In a move that will have commodities traders on high alert, the Seventh Circuit Court of Appeals has upheld the conviction of Michael Coscia, who was sentenced to three years in prison after a federal jury found the former trader guilty of spoofing and commodities fraud. In its 42-page opinion, a three-judge panel denied Coscia’s argument that the anti-spoofing statute is void for vagueness, finding the provision “provides clear notice and does not allow for arbitrary enforcement.” As a result, Coscia’s first-of-its-kind conviction was affirmed.

Coscia’s trial in October 2015 was followed closely by market participants because Coscia was the first person criminally prosecuted under the anti-spoofing law at issue. After the jury found Coscia guilty, the prosecutor argued that traders such as Coscia, “contemplating sophisticated scams will think twice if they know that there are more significant consequences than a civil lawsuit or a regulatory action.” U.S. District Judge Leinenweber subsequently imposed a three-year sentence with two years’ probation, which put the shocked trading community on notice.

As the former owner of Panther Energy Trading in New Jersey, Coscia practiced in high-frequency trading, a form of automated trading with programmed algorithms that allowed him to place a high volume of orders in a matter of milliseconds. His conviction was based on this automated trading strategy, which the prosecutors successfully characterized as spoofing, in addition to his suspect order-to-fill ratio, and testimony from other traders. Spoofing—a form of disruptive trading where a trader places bids to buy or sell futures contracts with the intent to cancel before execution—was implemented by the Obama administration as part of the 2010 Dodd-Frank financial reform. In creating false demand, a spoofer can artificially move prices for financial gain.

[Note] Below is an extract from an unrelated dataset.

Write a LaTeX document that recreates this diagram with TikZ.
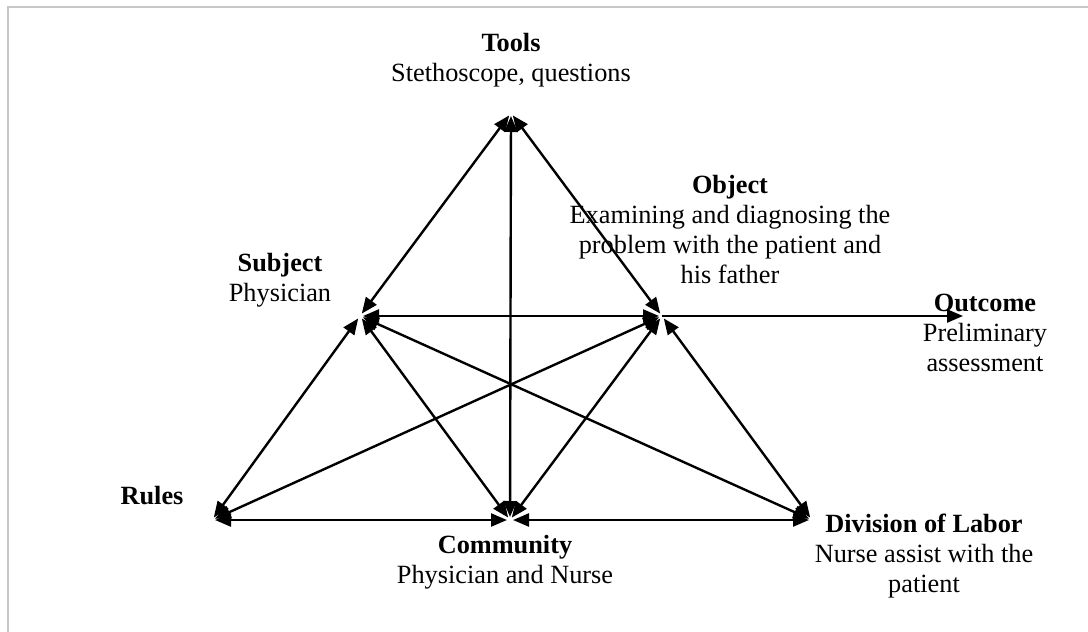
\documentclass[tikz,border=0pt]{standalone}
\usepackage{fontspec}
\setmainfont{Liberation Serif}
\usetikzlibrary{arrows.meta}
\begin{document}
\begin{tikzpicture}[x=1pt,y=-1pt,
  lbl/.style={inner sep=0pt, align=center, anchor=base,
    font=\fontsize{26.3}{30}\selectfont},
  tip/.style={Triangle[length=16pt,width=13pt]},
  link/.style={line width=2.4pt, {Triangle[length=16pt,width=13pt]}-{Triangle[length=16pt,width=13pt]},
    shorten <=3pt, shorten >=3pt},
  oneway/.style={line width=2.4pt, -{Triangle[length=16pt,width=13pt]}}]
  \useasboundingbox (0,0) rectangle (1088,632);
  % frame
  \draw[line width=2pt, draw=black!22] (8,640) -- (8,7) -- (1096,7);

  % corners of the activity system
  \coordinate (T) at (511,113);
  \coordinate (S) at (360,316);
  \coordinate (O) at (662,316);
  \coordinate (R) at (212,520);
  \coordinate (C) at (510,520);
  \coordinate (D) at (812,520);
  \coordinate (Out) at (963,316);

  % labels (anchored at the baseline of their last line)
  \node[lbl] (tools) at (511,81.5) {\textbf{Tools}\\Stethoscope, questions};
  \node[lbl] (object) at (730,283) {\textbf{Object}\\Examining and diagnosing the\\problem with the patient and\\his father};
  \node[lbl] (subject) at (280,301) {\textbf{Subject}\\Physician};
  \node[lbl] (outcome) at (985,371) {\textbf{Outcome}\\Preliminary\\assessment};
  \node[lbl] (rules) at (152,504) {\textbf{Rules}};
  \node[lbl] (community) at (505,583) {\textbf{Community}\\Physician and Nurse};
  \node[lbl] (division) at (924,592) {\textbf{Division of Labor}\\Nurse assist with the\\patient};

  % connectors
  \draw[link] (T) -- (S);
  \draw[link] (T) -- (O);
  \draw[link] (T) -- (C);
  \draw[link] (S) -- (O);
  \draw[oneway] (O) -- (Out);
  \draw[link] (S) -- (R);
  \draw[link] (S) -- (C);
  \draw[link] (S) -- (D);
  \draw[link] (O) -- (R);
  \draw[link] (O) -- (C);
  \draw[link] (O) -- (D);
  \draw[link] (R) -- (C);
  \draw[link] (C) -- (D);
\end{tikzpicture}
\end{document}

In finding Coscia guilty, the jury concluded that Coscia used computer algorithms to place large orders he never intended to have filled in the markets. Coscia’s trading strategy, as explained in the Seventh Circuit opinion, involved placing small orders to sell higher than current market price, then placing much larger volume orders on the buy side of the market. These large orders created the “illusion of market movement, swelling the perceived value of any given futures contract.” This allowed Coscia to execute his small volume sell orders at a higher price he created with artificial market movement. Once he sold the small volume contracts, he would buy back at a lower price to make a profit. Coscia did this by first placing small buy orders below the price he had created, then placing several large volume orders on the sell side, causing the price to drop in that market. Coscia then bought the small orders at the much lower price, and immediately cancelled the large volume orders. Executing this strategy tens of thousands of times in less than three months resulted in a $1.4 million profit for Coscia, which the prosecution successfully argued was ill-gotten gains.

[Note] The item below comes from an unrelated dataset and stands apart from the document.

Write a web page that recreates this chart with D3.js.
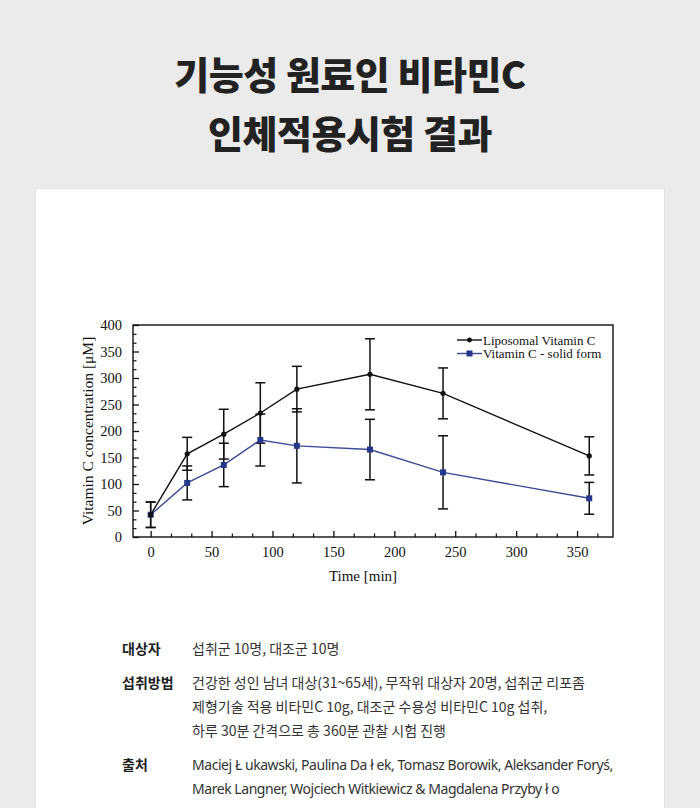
<!DOCTYPE html>
<html>
<head>
<meta charset="utf-8">
<script src="https://cdn.jsdelivr.net/npm/d3@7/dist/d3.min.js"></script>
<style>
  html, body { margin: 0; padding: 0; background: #ebebeb; }
  svg { display: block; }
</style>
</head>
<body>
<svg id="chart" width="700" height="808"></svg>
<script>
// ---- Data ----
const times = [0, 30, 60, 90, 120, 180, 240, 360];
const liposomal = [42, 157, 194, 234, 279, 307, 271, 153];
const liposomalErr = [24, 31, 47, 57, 43, 67, 48, 36];
const solid = [42, 102, 136, 183, 172, 165, 122, 73];
const solidErr = [24, 32, 41, 49, 70, 57, 69, 30];
const seriesNames = ["Liposomal Vitamin C", "Vitamin C - solid form"];
const xTickValues = [0, 50, 100, 150, 200, 250, 300, 350];
const yTickValues = [0, 50, 100, 150, 200, 250, 300, 350, 400];
const titleLines = ["기능성 원료인 비타민C", "인체적용시험 결과"];
const infoRows = [
  { label: "대상자", latin: false, lines: ["섭취군 10명, 대조군 10명"] },
  { label: "섭취방법", latin: false, lines: ["건강한 성인 남녀 대상(31~65세), 무작위 대상자 20명, 섭취군 리포좀",
                              "제형기술 적용 비타민C 10g, 대조군 수용성 비타민C 10g 섭취,",
                              "하루 30분 간격으로 총 360분 관찰 시험 진행"] },
  { label: "출처", latin: true, lines: ["Maciej \u0141 ukawski, Paulina Da \u0142 ek, Tomasz Borowik, Aleksander Fory\u015B,",
                          "Marek Langner, Wojciech Witkiewicz & Magdalena Przyby \u0142 o"] }
];

const svg = d3.select("#chart");
const sans = "'Noto Sans CJK KR', 'Noto Sans', sans-serif";
const latinSans = "'Noto Sans', 'Noto Sans CJK KR', sans-serif";
const serif = "'Liberation Serif', 'DejaVu Serif', serif";

// background & card
svg.append("rect").attr("x", 0).attr("y", 0).attr("width", 700).attr("height", 808).attr("fill", "#ebebeb");
svg.append("rect").attr("x", 35.5).attr("y", 188.5).attr("width", 629).attr("height", 640)
  .attr("fill", "#ffffff").attr("stroke", "#e2e2e2");

// title
svg.selectAll("text.title").data(titleLines).join("text")
  .attr("class", "title")
  .attr("x", 350).attr("y", (d, i) => 89 + i * 59)
  .attr("text-anchor", "middle")
  .attr("font-family", sans).attr("font-weight", 800).attr("font-size", 38)
  .attr("letter-spacing", -0.5)
  .attr("fill", "#222").text(d => d);

// ---- Plot ----
const plot = { left: 133, right: 613, top: 325, bottom: 537 };
const x = d3.scaleLinear().domain([-14.5, 379.5]).range([plot.left, plot.right]);
const y = d3.scaleLinear().domain([0, 400]).range([plot.bottom, plot.top]);

const g = svg.append("g");

// minor ticks
const xMinor = d3.range(0, 380, 50 / 3).filter(v => !xTickValues.some(t => Math.abs(t - v) < 1e-6));
const yMinor = d3.range(0, 400, 50 / 3).filter(v => !yTickValues.some(t => Math.abs(t - v) < 1e-6));

const xAxis = d3.axisBottom(x).tickValues(xTickValues).tickSize(-6).tickPadding(10).tickFormat(d3.format("d"));
const yAxis = d3.axisLeft(y).tickValues(yTickValues).tickSize(-6).tickPadding(11).tickFormat(d3.format("d"));

const gx = g.append("g").attr("transform", `translate(0,${plot.bottom})`).call(xAxis);
const gy = g.append("g").attr("transform", `translate(${plot.left},0)`).call(yAxis);
[gx, gy].forEach(a => {
  a.select(".domain").remove();
  a.selectAll("line").attr("stroke", "#111").attr("stroke-width", 1.3);
  a.selectAll("text").attr("font-family", serif).attr("font-size", 14.5).attr("fill", "#111");
});
g.append("g").attr("transform", `translate(0,${plot.bottom})`)
  .call(d3.axisBottom(x).tickValues(xMinor).tickSize(-3.5).tickFormat(""))
  .call(a => { a.select(".domain").remove(); a.selectAll("line").attr("stroke", "#111").attr("stroke-width", 1.2); });
g.append("g").attr("transform", `translate(${plot.left},0)`)
  .call(d3.axisLeft(y).tickValues(yMinor).tickSize(-3.5).tickFormat(""))
  .call(a => { a.select(".domain").remove(); a.selectAll("line").attr("stroke", "#111").attr("stroke-width", 1.2); });

// frame
g.append("rect").attr("x", plot.left).attr("y", plot.top)
  .attr("width", plot.right - plot.left).attr("height", plot.bottom - plot.top)
  .attr("fill", "none").attr("stroke", "#111").attr("stroke-width", 1.4);

// axis labels
g.append("text").attr("x", 363).attr("y", 581).attr("text-anchor", "middle")
  .attr("font-family", serif).attr("font-size", 15).attr("fill", "#111").text("Time [min]");
g.append("text").attr("transform", `translate(93,${(plot.top + plot.bottom) / 2}) rotate(-90)`)
  .attr("text-anchor", "middle")
  .attr("font-family", serif).attr("font-size", 15.5).attr("fill", "#111").text("Vitamin C concentration [μM]");

const series = [
  { name: seriesNames[0], vals: liposomal, errs: liposomalErr, color: "#111", marker: "circle" },
  { name: seriesNames[1], vals: solid, errs: solidErr, color: "#3b4b96", marker: "square" }
];
const lineGen = d3.line().x(d => x(d.t)).y(d => y(d.v));

series.slice().reverse().forEach(s => {
  const pts = times.map((t, i) => ({ t, v: s.vals[i], e: s.errs[i] }));
  const eb = g.append("g");
  pts.forEach(p => {
    eb.append("line").attr("x1", x(p.t)).attr("x2", x(p.t)).attr("y1", y(p.v - p.e)).attr("y2", y(p.v + p.e))
      .attr("stroke", "#111").attr("stroke-width", 1.5);
    [p.v - p.e, p.v + p.e].forEach(v => {
      eb.append("line").attr("x1", x(p.t) - 5).attr("x2", x(p.t) + 5).attr("y1", y(v)).attr("y2", y(v))
        .attr("stroke", "#111").attr("stroke-width", 1.5);
    });
  });
});
series.slice().reverse().forEach(s => {
  const pts = times.map((t, i) => ({ t, v: s.vals[i] }));
  g.append("path").datum(pts).attr("d", lineGen).attr("fill", "none")
    .attr("stroke", s.color).attr("stroke-width", 1.4);
  if (s.marker === "circle") {
    g.selectAll(null).data(pts).join("circle")
      .attr("cx", d => x(d.t)).attr("cy", d => y(d.v)).attr("r", 2.6).attr("fill", "#111");
  } else {
    g.selectAll(null).data(pts).join("rect")
      .attr("x", d => x(d.t) - 3).attr("y", d => y(d.v) - 3).attr("width", 6).attr("height", 6).attr("fill", "#25378a");
  }
});

// legend
const leg = g.append("g");
series.forEach((s, i) => {
  const ly = 340 + i * 13.5;
  leg.append("line").attr("x1", 457).attr("x2", 482).attr("y1", ly).attr("y2", ly)
    .attr("stroke", s.color).attr("stroke-width", 1.4);
  if (s.marker === "circle") leg.append("circle").attr("cx", 469.5).attr("cy", ly).attr("r", 2.4).attr("fill", "#111");
  else leg.append("rect").attr("x", 466.5).attr("y", ly - 3).attr("width", 6).attr("height", 6).attr("fill", "#25378a");
  leg.append("text").attr("x", 483).attr("y", ly + 4.5)
    .attr("font-family", serif).attr("font-size", 13).attr("fill", "#111").text(s.name);
});

// ---- Info section ----
const info = svg.append("g");
const rowY = [654, 688, 770];
infoRows.forEach((r, i) => {
  info.append("text").attr("x", 122).attr("y", rowY[i])
    .attr("font-family", sans).attr("font-weight", 700).attr("font-size", 14).attr("fill", "#222").text(r.label);
  r.lines.forEach((ln, j) => {
    info.append("text").attr("x", 192).attr("y", rowY[i] + j * 24)
      .attr("font-family", r.latin ? latinSans : sans).attr("font-weight", 400).attr("font-size", 14)
      .attr("letter-spacing", r.latin ? -0.45 : 0)
      .attr("fill", "#333").text(ln);
  });
});
</script>
</body>
</html>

The Seventh Circuit rejected Coscia’s vagueness argument in part because it found the above-described conduct fell squarely within prohibited spoofing conduct. Coscia’s computer algorithms were designed to “act like a decoy,” automatically placing orders to pump or deflate the market with large orders, which were then cancelled by design if ever at risk of getting filled. His commissioned program would cancel the orders if either a certain amount of time passed, the small orders were filled, or if any one of the large orders was filled. “Read together, these parameters clearly indicate an intent to cancel, which was further supported by his actual trading record.”

Additionally, the Seventh Circuit rejected Coscia’s contention that the evidence of record did not support his spoofing conviction. In doing so, the court pointed to a list of circumstantial evidence: Coscia’s cancellations represented 96% of all Brent futures cancellations on the Intercontinental Exchange, Coscia filled only 0.08% of his large orders on the Chicago Mercantile Exchange, Coscia’s algorithm developer testified that the algorithms were designed to prevent large orders from being filled and that the orders were designed to “pump [the] market,” only 0.57% of Coscia’s large orders were on the market for more than one second, and Coscia’s order-to-trade ratio was 1,592% while the average trader’s ratio ranged from 91% to 264%. Viewing the circumstantial evidence in its totality, the Seventh Circuit found a rational trier of fact could have found Coscia intended to cancel before execution, in violation of the anti-spoofing statute.

In today’s markets, the point-and-click traders are often outpaced by advanced computer algorithms such as those created by Coscia and Panther Energy. However, the decision to uphold Coscia’s spoofing conviction should be a warning to those employing such advanced strategies. Going forward, traders can expect that prosecutors—emboldened by the Seventh Circuit’s ruling—will look for others acting with the intent to cancel bids in order to favorably push the market as potential targets in criminal investigations.